Stan Bertolli, a Cairo-based CIA agent, has fielded his share of midnight calls. But his heart skips a beat when he hears the voice of the only woman he ever truly loved, calling to ask why her husband has been assassinated.

Omar Halawi has worked in Egyptian intelligence for years, and he knows how to play the game. Foreign agents pass him occasional information, he returns the favor, and everyone’s happy. But the murder of a diplomat in Hungary has ripples all the way to Cairo, and Omar must follow the fall-out wherever it leads.

American analyst Jibril Aziz knows more about Stumbler, a covert operation rejected by the CIA, than anyone. So when it appears someone else has obtained a copy of the blueprints, Jibril alone knows the danger it represents.

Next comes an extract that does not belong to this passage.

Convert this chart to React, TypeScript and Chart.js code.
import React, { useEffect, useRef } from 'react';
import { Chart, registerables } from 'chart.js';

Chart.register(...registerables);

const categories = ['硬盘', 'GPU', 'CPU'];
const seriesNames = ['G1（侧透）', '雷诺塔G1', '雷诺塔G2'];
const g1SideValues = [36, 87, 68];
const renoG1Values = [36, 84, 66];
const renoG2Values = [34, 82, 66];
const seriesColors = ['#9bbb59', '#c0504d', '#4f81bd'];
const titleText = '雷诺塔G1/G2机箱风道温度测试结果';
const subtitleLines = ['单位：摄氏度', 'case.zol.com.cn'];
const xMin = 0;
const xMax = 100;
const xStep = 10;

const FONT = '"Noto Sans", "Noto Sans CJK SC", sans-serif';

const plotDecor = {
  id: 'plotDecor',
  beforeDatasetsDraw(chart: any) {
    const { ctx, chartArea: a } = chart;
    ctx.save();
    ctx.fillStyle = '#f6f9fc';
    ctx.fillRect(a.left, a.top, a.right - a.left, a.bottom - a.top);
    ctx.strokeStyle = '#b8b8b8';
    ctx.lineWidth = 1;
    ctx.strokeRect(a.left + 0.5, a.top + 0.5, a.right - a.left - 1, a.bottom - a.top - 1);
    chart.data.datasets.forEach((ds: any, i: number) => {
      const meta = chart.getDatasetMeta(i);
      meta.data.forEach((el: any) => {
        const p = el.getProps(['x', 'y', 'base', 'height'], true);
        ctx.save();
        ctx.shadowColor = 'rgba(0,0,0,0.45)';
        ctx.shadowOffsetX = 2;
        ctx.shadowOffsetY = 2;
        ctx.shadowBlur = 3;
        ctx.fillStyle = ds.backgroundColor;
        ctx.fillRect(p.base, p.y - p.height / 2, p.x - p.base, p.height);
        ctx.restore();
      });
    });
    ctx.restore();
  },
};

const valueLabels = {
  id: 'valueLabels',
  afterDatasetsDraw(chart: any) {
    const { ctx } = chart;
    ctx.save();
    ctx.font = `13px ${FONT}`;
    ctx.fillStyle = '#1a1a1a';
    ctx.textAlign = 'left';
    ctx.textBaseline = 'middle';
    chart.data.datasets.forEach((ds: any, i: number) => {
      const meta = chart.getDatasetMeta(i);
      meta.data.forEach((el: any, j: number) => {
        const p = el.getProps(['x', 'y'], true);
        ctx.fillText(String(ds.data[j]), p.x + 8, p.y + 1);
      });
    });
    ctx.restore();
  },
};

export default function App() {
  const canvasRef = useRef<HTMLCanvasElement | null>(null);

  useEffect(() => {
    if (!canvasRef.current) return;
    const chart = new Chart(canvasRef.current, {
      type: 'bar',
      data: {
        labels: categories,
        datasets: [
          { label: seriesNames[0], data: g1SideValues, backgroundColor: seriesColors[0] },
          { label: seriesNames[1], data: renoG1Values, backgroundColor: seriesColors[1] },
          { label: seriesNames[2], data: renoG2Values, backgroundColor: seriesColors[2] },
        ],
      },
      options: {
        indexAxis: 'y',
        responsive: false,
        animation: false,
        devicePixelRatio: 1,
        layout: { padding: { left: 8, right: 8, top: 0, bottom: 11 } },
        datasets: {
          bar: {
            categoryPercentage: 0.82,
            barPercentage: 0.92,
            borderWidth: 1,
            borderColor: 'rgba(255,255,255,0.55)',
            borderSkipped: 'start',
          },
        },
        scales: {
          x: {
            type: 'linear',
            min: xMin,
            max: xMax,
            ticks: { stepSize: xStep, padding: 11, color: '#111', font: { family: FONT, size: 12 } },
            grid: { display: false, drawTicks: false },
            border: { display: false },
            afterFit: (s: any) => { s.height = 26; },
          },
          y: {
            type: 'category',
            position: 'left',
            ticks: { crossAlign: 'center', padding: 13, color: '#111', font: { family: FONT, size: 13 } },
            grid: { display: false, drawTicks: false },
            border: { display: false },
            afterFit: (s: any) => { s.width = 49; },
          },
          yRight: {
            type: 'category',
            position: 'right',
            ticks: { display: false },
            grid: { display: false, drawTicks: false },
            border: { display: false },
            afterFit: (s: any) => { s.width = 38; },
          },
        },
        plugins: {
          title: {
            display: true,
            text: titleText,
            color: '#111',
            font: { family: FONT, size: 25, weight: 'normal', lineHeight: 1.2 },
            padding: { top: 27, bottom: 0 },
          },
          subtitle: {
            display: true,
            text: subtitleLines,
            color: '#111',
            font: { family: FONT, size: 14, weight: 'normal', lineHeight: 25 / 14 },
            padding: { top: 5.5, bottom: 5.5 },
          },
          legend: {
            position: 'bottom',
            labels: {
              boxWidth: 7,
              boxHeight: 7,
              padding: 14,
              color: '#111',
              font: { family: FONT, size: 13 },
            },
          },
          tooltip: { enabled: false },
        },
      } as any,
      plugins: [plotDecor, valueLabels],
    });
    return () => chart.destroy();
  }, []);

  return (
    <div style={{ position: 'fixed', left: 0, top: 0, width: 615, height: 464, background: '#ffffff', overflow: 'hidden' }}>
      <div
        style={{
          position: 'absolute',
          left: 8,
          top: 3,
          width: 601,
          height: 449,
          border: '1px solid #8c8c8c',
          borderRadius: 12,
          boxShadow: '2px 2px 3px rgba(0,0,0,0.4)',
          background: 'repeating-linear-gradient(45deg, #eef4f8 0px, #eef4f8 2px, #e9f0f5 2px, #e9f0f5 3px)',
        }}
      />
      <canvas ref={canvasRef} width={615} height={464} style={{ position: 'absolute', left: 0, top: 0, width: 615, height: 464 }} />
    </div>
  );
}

As these players converge in Cairo in The Cairo Affair, Olen Steinhauer’s masterful manipulations slowly unveil a portrait of a marriage, a jigsaw puzzle of loyalty and betrayal, against a dangerous world of political games where allegiances are never clear and outcomes are never guaranteed.

MY THOUGHTS
This book had my full attention from the beginning and it kept increasing. From the turn of the first page until the turn if the last page I was completely and totally immersed. Steinhauer designed a climax worth noticing and since this novel is similar to a maze he masterfully succeeded. An amateur could not have pulled the apex off but Steinhauer is not an amateur.

Cairo is vividly described, you take in the environment and its senses. The characters seem ‘real’ and immediately you find yourself involved in their presence. The spies are human and not overly theatrical or dramatized, rather every day people doing what they do. With their ‘real’ portrayal it causes the reader to be empathetic, you have an understanding of the reasons they did what they did. If they were portrayed in another fashion I am certain having this unspoken understanding and empathy would not be possible.

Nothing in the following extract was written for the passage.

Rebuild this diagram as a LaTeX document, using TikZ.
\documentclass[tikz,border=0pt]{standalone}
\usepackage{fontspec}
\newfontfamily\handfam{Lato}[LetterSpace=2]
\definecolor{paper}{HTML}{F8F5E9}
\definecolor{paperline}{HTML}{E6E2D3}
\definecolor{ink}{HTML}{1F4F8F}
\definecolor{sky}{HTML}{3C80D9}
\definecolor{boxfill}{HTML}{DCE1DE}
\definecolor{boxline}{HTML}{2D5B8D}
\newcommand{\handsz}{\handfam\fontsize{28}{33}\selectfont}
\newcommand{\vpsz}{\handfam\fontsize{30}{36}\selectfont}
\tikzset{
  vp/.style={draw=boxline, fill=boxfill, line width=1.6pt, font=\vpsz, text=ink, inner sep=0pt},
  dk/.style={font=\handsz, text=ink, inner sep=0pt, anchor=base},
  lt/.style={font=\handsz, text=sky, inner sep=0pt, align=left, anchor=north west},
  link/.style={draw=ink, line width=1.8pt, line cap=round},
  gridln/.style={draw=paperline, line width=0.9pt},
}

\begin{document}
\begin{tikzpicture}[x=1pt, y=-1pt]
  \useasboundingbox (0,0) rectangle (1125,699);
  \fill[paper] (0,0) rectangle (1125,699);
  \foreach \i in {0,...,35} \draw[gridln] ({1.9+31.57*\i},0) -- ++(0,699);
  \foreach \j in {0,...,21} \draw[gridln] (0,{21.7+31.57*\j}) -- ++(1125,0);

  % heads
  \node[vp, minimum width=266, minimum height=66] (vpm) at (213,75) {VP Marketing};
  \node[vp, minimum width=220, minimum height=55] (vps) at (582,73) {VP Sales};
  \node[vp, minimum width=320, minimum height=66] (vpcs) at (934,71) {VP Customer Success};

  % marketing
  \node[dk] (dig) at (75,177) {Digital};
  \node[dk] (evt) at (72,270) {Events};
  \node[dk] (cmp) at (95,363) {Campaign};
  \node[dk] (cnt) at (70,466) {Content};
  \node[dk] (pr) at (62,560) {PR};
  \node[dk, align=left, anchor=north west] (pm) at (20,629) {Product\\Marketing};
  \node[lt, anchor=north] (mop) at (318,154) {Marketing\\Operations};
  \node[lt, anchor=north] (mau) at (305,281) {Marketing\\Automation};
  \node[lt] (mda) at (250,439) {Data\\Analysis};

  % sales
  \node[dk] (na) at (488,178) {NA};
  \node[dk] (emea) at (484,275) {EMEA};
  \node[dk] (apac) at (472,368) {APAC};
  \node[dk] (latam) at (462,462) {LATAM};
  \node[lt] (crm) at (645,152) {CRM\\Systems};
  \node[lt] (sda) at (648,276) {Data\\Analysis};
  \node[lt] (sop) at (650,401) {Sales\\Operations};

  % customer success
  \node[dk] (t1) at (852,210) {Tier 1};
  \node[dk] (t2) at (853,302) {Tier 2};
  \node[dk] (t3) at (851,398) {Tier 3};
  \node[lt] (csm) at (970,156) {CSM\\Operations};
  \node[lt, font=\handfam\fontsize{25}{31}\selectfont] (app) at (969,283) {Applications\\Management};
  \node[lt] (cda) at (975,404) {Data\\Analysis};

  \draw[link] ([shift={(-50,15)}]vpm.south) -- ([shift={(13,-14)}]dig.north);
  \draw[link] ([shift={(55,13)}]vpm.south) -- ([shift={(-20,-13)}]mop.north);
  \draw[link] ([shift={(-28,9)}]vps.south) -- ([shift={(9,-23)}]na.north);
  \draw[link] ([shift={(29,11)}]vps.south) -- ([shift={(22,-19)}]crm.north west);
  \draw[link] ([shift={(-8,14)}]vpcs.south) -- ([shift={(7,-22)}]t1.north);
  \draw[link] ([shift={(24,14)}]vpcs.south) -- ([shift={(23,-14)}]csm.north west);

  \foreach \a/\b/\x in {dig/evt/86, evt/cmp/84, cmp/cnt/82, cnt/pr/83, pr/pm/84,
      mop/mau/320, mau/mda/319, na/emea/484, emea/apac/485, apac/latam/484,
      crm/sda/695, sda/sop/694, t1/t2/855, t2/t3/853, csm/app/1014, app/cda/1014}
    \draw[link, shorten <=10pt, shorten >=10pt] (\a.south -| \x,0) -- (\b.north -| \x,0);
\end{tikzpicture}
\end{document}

Reading The Cairo Affair was similar to finding your way out of an intricate maze, just when you think you have grasped the maze you find a blockage – every bit a spy thriller with numerous suspenseful moments. No question this would make for an incredible movie, no small undertaking but incredible in the very least but the book will always reign supreme – far too many details to translate to film without taking away from its beauty.

Steinhauer crafted an outstanding piece of work in both writing and narrative with multiple heart stopping moments, character driven and every ounce a thriller.